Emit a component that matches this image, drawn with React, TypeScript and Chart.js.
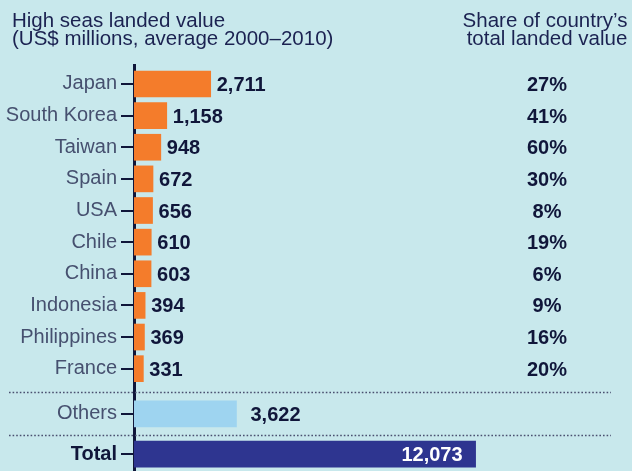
import React, { useEffect, useRef } from "react";
import { Chart, registerables } from "chart.js";

Chart.register(...registerables);

const countries = ["Japan", "South Korea", "Taiwan", "Spain", "USA", "Chile", "China", "Indonesia", "Philippines", "France"];
const countryValues = [2711, 1158, 948, 672, 656, 610, 603, 394, 369, 331];
const countryShares = ["27%", "41%", "60%", "30%", "8%", "19%", "6%", "9%", "16%", "20%"];
const othersLabel = "Others";
const othersValue = 3622;
const totalLabel = "Total";
const totalValue = 12073;
const headerLeft = ["High seas landed value", "(US$ millions, average 2000\u20132010)"];
const headerRight = ["Share of country\u2019s", "total landed value"];

const FONT = "'Liberation Sans', Arial, Helvetica, sans-serif";
const BG = "#c8e8ec";
const NAVY = "#10163a";
const LABEL_GREY = "#46506f";
const ORANGE = "#f47c2b";
const LIGHT_BLUE = "#9ed4f0";
const TOTAL_BLUE = "#2e3590";

// extra vertical offset (in row units) for each group: countries, others, total
const groupOffsets = [0, 0.43, 0.7];

type Row = { label: string; value: number; group: number; share?: string; pos: number };

function buildRows(): Row[] {
  const rows: Row[] = [];
  countries.forEach((c, i) => rows.push({ label: c, value: countryValues[i], group: 0, share: countryShares[i], pos: 0 }));
  rows.push({ label: othersLabel, value: othersValue, group: 1, pos: 0 });
  rows.push({ label: totalLabel, value: totalValue, group: 2, pos: 0 });
  rows.forEach((r, i) => (r.pos = i + groupOffsets[r.group]));
  return rows;
}

export default function App() {
  const ref = useRef<HTMLCanvasElement | null>(null);

  useEffect(() => {
    document.body.style.margin = "0";
    document.body.style.background = BG;
    const rows = buildRows();
    const colors = rows.map((r) => (r.group === 0 ? ORANGE : r.group === 1 ? LIGHT_BLUE : TOTAL_BLUE));
    const lastIdx = rows.length - 1;

    const overlay = {
      id: "overlay",
      beforeDraw(chart: any) {
        const { ctx } = chart;
        ctx.save();
        ctx.fillStyle = BG;
        ctx.fillRect(0, 0, chart.width, chart.height);
        ctx.restore();
      },
      afterDraw(chart: any) {
        const { ctx } = chart;
        const xs = chart.scales.x;
        const ys = chart.scales.y;
        ctx.save();
        // headers
        ctx.font = `20.5px ${FONT}`;
        ctx.fillStyle = "#1b2251";
        ctx.textBaseline = "alphabetic";
        ctx.textAlign = "left";
        ctx.fillText(headerLeft[0], 12, 26.5);
        ctx.fillText(headerLeft[1], 12, 44.5);
        ctx.textAlign = "center";
        ctx.fillText(headerRight[0], 545, 26.5);
        ctx.fillText(headerRight[1], 547, 44.5);

        // dotted separators
        ctx.strokeStyle = "#4a5070";
        ctx.lineWidth = 1.6;
        ctx.setLineDash([1.6, 2]);
        for (let i = 1; i < rows.length; i++) {
          if (rows[i].group !== rows[i - 1].group) {
            const y = Math.round(ys.getPixelForValue((rows[i].pos + rows[i - 1].pos) / 2)) + 1.5;
            ctx.beginPath();
            ctx.moveTo(9, y);
            ctx.lineTo(611, y);
            ctx.stroke();
          }
        }
        ctx.setLineDash([]);

        // value labels and shares
        ctx.font = `bold 20px ${FONT}`;
        rows.forEach((r) => {
          const yc = ys.getPixelForValue(r.pos);
          const xe = xs.getPixelForValue(r.value);
          const text = r.value.toLocaleString("en-US");
          if (r.group === 2) {
            ctx.fillStyle = "#ffffff";
            ctx.textAlign = "right";
            ctx.fillText(text, xe - 13, yc + 7);
          } else {
            ctx.fillStyle = NAVY;
            ctx.textAlign = "left";
            ctx.fillText(text, xe + (r.group === 1 ? 14 : 6), yc + 7);
          }
          if (r.share) {
            ctx.fillStyle = NAVY;
            ctx.textAlign = "center";
            ctx.fillText(r.share, 547, yc + 7);
          }
        });
        ctx.restore();
      },
    };

    const chart = new Chart(ref.current as HTMLCanvasElement, {
      type: "bar",
      data: {
        datasets: [
          {
            data: rows.map((r) => ({ x: r.value, y: r.pos })),
            backgroundColor: colors,
            barThickness: 26,
            borderWidth: 0,
          },
        ],
      },
      options: {
        indexAxis: "y",
        animation: false,
        responsive: false,
        maintainAspectRatio: false,
        layout: { padding: { top: 65, left: 0, right: 0, bottom: 0 } },
        plugins: { legend: { display: false }, tooltip: { enabled: false } },
        scales: {
          x: { type: "linear", min: 0, max: 17600, display: false },
          y: {
            type: "linear",
            reverse: true,
            offset: false,
            min: -0.6,
            max: 12.235,
            afterBuildTicks: (scale: any) => {
              scale.ticks = rows.map((r) => ({ value: r.pos }));
            },
            afterFit: (scale: any) => {
              scale.width = 134;
              scale.paddingTop = 0;
              scale.paddingBottom = 0;
            },
            ticks: {
              autoSkip: false,
              padding: 4,
              callback: (_v: any, i: number) => rows[i]?.label ?? "",
              font: (c: any) => ({ family: FONT, size: 20, weight: c.index === lastIdx ? "bold" : "normal" }),
              color: (c: any) => (c.index === lastIdx ? NAVY : LABEL_GREY),
            },
            grid: {
              offset: false,
              drawOnChartArea: false,
              drawTicks: true,
              tickLength: 13,
              tickWidth: 2,
              tickColor: NAVY,
              color: NAVY,
              lineWidth: 2,
            },
            border: { display: true, color: NAVY, width: 3 },
          },
        },
      } as any,
      plugins: [overlay],
    });
    return () => chart.destroy();
  }, []);

  return (
    <div style={{ width: 632, height: 471, background: BG }}>
      <canvas ref={ref} width={632} height={471} style={{ display: "block" }} />
    </div>
  );
}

· · ·

From the opening line of the listing above through the line bearing "Chart.register(...registerables);", repeat each line exactly. Drop every picture.

#### Exercise response
Emit a component that matches this image, drawn with React, TypeScript and Chart.js.
import React, { useEffect, useRef } from "react";
import { Chart, registerables } from "chart.js";

Chart.register(...registerables);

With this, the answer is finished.